■ **WHAT YOU SHOULD DO**:
Copy exactly the lines from the one containing "Reproduce this chart with matplotlib." through the one containing "34.0, 35.3, 36.5]", both included, and leave out any pictures.

[start EXTRACTED RECORDS]

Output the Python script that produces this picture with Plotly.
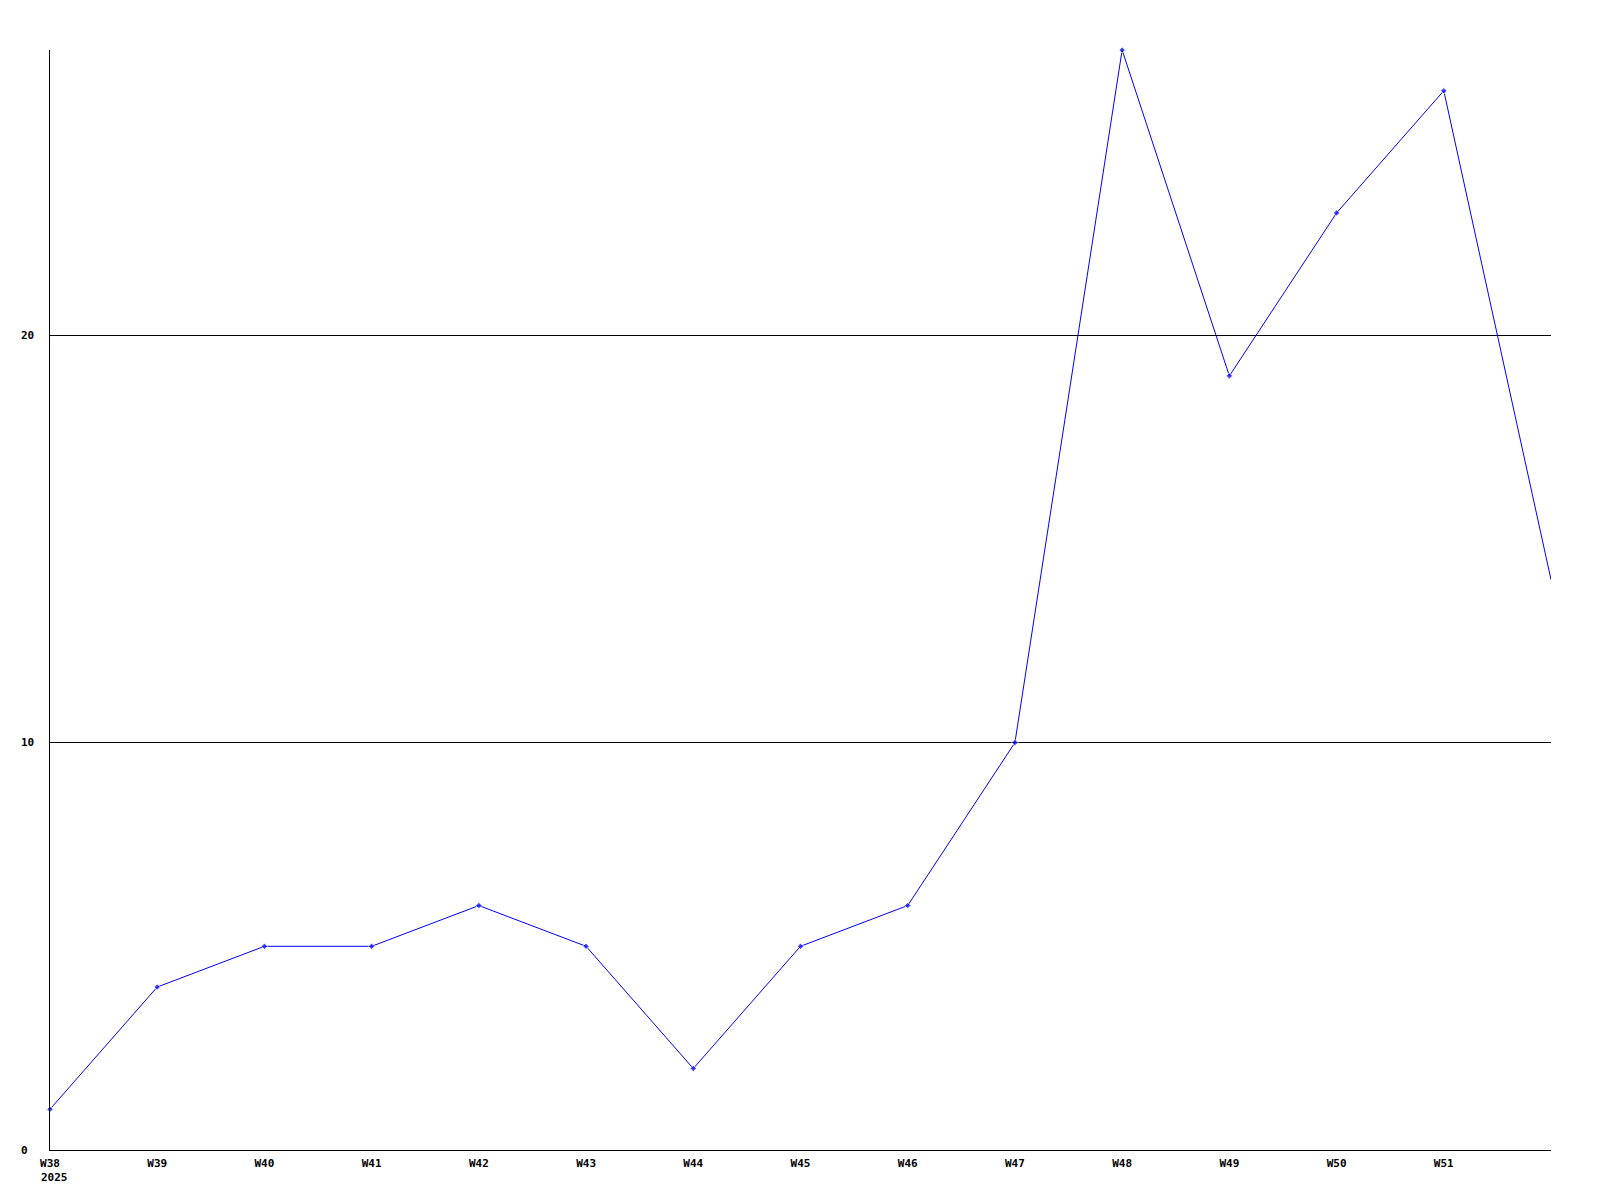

[end EXTRACTED RECORDS]
[start EXTRACTED RECORDS]

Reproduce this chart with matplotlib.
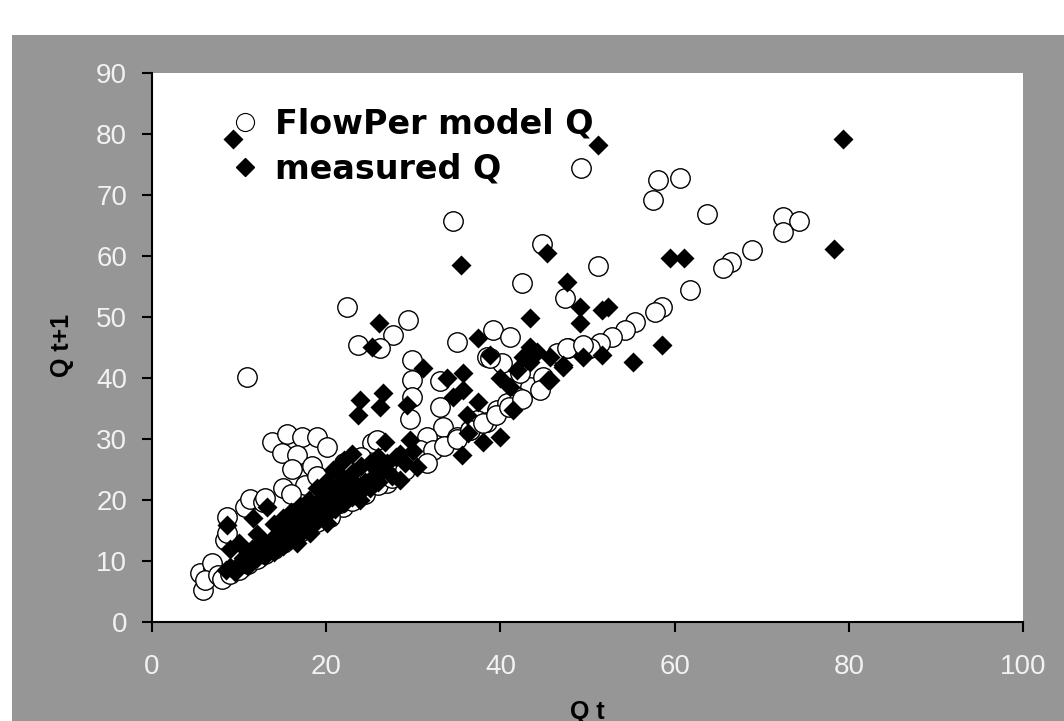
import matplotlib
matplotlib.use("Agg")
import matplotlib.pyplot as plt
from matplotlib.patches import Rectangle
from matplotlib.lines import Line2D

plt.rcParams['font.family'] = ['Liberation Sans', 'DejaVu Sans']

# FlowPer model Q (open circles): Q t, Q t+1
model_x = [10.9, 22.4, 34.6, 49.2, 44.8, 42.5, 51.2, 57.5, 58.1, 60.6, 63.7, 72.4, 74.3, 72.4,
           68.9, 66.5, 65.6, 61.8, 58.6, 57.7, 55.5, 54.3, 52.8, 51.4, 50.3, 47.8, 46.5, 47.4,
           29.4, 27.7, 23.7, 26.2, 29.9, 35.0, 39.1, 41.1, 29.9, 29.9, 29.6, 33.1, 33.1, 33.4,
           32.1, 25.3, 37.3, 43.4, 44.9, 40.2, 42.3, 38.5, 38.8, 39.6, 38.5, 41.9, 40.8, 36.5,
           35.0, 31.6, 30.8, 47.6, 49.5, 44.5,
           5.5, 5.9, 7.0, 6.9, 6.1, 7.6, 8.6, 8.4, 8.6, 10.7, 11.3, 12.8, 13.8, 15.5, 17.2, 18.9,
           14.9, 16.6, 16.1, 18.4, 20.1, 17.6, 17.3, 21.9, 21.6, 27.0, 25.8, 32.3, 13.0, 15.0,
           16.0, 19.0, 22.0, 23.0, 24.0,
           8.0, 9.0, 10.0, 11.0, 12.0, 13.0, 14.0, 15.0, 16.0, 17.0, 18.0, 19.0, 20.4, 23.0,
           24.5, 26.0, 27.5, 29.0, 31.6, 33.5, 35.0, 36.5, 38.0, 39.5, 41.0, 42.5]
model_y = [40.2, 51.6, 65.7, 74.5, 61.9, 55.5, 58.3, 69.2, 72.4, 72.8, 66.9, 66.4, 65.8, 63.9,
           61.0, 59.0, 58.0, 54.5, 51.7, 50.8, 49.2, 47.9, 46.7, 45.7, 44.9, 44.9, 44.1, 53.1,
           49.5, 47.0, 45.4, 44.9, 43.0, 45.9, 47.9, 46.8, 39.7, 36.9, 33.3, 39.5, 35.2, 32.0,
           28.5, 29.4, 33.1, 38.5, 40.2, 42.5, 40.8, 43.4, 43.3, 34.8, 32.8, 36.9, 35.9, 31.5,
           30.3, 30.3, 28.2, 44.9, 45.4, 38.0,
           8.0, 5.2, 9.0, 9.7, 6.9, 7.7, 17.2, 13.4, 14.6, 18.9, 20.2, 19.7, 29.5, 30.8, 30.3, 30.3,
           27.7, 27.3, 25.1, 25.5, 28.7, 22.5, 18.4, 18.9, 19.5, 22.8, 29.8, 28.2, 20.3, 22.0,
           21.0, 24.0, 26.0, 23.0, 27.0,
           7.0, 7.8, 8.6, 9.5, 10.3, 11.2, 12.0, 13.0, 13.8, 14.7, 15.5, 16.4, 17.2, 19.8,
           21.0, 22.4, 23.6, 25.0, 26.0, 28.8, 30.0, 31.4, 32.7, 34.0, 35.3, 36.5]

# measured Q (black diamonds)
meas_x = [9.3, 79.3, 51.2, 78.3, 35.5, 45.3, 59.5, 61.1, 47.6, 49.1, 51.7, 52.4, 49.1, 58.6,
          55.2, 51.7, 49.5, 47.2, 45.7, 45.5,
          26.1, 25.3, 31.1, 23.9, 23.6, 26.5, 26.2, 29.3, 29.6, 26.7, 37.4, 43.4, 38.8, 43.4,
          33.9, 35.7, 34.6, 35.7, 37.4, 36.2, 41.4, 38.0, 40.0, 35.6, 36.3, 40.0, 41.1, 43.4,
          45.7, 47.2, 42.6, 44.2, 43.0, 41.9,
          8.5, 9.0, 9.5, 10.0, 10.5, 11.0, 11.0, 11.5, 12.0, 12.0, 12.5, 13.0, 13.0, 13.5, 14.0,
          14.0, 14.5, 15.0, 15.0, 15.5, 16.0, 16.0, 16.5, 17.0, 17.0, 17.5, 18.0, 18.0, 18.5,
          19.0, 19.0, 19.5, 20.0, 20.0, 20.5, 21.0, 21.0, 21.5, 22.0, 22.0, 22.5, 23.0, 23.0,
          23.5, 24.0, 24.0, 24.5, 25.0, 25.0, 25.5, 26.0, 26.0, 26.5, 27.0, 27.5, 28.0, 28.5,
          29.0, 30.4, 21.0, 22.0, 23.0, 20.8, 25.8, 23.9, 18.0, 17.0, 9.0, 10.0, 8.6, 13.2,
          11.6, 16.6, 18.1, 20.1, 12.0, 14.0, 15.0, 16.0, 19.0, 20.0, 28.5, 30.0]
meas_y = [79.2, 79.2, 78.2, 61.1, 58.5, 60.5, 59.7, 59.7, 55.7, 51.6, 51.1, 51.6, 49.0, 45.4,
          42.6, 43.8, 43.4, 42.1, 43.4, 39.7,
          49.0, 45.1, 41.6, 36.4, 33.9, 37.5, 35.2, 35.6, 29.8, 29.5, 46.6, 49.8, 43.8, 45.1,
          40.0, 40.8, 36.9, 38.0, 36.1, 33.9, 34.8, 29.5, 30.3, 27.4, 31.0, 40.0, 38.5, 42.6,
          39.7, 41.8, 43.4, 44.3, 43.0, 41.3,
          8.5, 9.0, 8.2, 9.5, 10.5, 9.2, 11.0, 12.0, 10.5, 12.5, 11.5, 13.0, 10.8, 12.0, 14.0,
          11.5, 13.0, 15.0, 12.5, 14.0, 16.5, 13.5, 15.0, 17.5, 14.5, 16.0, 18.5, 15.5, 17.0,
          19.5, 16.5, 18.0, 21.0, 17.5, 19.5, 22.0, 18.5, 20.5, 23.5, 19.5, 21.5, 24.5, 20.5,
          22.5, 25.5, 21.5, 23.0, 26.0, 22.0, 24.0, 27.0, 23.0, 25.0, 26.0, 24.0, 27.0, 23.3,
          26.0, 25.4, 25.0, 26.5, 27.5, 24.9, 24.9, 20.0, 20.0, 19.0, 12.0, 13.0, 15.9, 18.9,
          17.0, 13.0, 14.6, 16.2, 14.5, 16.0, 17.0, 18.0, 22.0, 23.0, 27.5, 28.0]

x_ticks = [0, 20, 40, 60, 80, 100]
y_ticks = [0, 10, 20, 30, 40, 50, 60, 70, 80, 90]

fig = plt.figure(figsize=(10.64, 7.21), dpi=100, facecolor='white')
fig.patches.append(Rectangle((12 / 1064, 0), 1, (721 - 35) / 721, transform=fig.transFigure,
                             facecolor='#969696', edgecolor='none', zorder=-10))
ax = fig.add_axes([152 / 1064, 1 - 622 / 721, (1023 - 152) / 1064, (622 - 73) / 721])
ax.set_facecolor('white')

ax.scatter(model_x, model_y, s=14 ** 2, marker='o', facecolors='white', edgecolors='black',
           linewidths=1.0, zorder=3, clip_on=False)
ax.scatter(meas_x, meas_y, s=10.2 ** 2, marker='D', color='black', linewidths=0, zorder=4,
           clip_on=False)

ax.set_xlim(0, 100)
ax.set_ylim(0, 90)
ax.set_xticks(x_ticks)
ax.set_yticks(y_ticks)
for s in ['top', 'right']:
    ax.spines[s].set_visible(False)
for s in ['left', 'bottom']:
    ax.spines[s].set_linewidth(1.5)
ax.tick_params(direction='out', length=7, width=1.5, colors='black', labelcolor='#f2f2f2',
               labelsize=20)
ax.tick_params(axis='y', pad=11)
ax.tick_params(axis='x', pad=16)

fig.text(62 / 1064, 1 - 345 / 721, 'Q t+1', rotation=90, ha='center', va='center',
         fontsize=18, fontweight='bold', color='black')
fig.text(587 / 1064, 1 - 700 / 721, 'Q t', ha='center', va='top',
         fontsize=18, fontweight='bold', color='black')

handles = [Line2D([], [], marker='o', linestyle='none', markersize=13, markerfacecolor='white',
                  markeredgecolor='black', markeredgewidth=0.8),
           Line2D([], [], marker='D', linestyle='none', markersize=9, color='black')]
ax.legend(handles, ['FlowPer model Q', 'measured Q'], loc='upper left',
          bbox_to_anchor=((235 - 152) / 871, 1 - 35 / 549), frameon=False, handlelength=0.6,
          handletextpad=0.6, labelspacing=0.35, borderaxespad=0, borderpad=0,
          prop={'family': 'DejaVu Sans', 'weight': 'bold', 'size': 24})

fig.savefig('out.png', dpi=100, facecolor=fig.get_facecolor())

[end EXTRACTED RECORDS]

■ **EXERCISE RESPONSE**:
Reproduce this chart with matplotlib.
import matplotlib
matplotlib.use("Agg")
import matplotlib.pyplot as plt
from matplotlib.patches import Rectangle
from matplotlib.lines import Line2D

plt.rcParams['font.family'] = ['Liberation Sans', 'DejaVu Sans']

# FlowPer model Q (open circles): Q t, Q t+1
model_x = [10.9, 22.4, 34.6, 49.2, 44.8, 42.5, 51.2, 57.5, 58.1, 60.6, 63.7, 72.4, 74.3, 72.4,
           68.9, 66.5, 65.6, 61.8, 58.6, 57.7, 55.5, 54.3, 52.8, 51.4, 50.3, 47.8, 46.5, 47.4,
           29.4, 27.7, 23.7, 26.2, 29.9, 35.0, 39.1, 41.1, 29.9, 29.9, 29.6, 33.1, 33.1, 33.4,
           32.1, 25.3, 37.3, 43.4, 44.9, 40.2, 42.3, 38.5, 38.8, 39.6, 38.5, 41.9, 40.8, 36.5,
           35.0, 31.6, 30.8, 47.6, 49.5, 44.5,
           5.5, 5.9, 7.0, 6.9, 6.1, 7.6, 8.6, 8.4, 8.6, 10.7, 11.3, 12.8, 13.8, 15.5, 17.2, 18.9,
           14.9, 16.6, 16.1, 18.4, 20.1, 17.6, 17.3, 21.9, 21.6, 27.0, 25.8, 32.3, 13.0, 15.0,
           16.0, 19.0, 22.0, 23.0, 24.0,
           8.0, 9.0, 10.0, 11.0, 12.0, 13.0, 14.0, 15.0, 16.0, 17.0, 18.0, 19.0, 20.4, 23.0,
           24.5, 26.0, 27.5, 29.0, 31.6, 33.5, 35.0, 36.5, 38.0, 39.5, 41.0, 42.5]
model_y = [40.2, 51.6, 65.7, 74.5, 61.9, 55.5, 58.3, 69.2, 72.4, 72.8, 66.9, 66.4, 65.8, 63.9,
           61.0, 59.0, 58.0, 54.5, 51.7, 50.8, 49.2, 47.9, 46.7, 45.7, 44.9, 44.9, 44.1, 53.1,
           49.5, 47.0, 45.4, 44.9, 43.0, 45.9, 47.9, 46.8, 39.7, 36.9, 33.3, 39.5, 35.2, 32.0,
           28.5, 29.4, 33.1, 38.5, 40.2, 42.5, 40.8, 43.4, 43.3, 34.8, 32.8, 36.9, 35.9, 31.5,
           30.3, 30.3, 28.2, 44.9, 45.4, 38.0,
           8.0, 5.2, 9.0, 9.7, 6.9, 7.7, 17.2, 13.4, 14.6, 18.9, 20.2, 19.7, 29.5, 30.8, 30.3, 30.3,
           27.7, 27.3, 25.1, 25.5, 28.7, 22.5, 18.4, 18.9, 19.5, 22.8, 29.8, 28.2, 20.3, 22.0,
           21.0, 24.0, 26.0, 23.0, 27.0,
           7.0, 7.8, 8.6, 9.5, 10.3, 11.2, 12.0, 13.0, 13.8, 14.7, 15.5, 16.4, 17.2, 19.8,
           21.0, 22.4, 23.6, 25.0, 26.0, 28.8, 30.0, 31.4, 32.7, 34.0, 35.3, 36.5]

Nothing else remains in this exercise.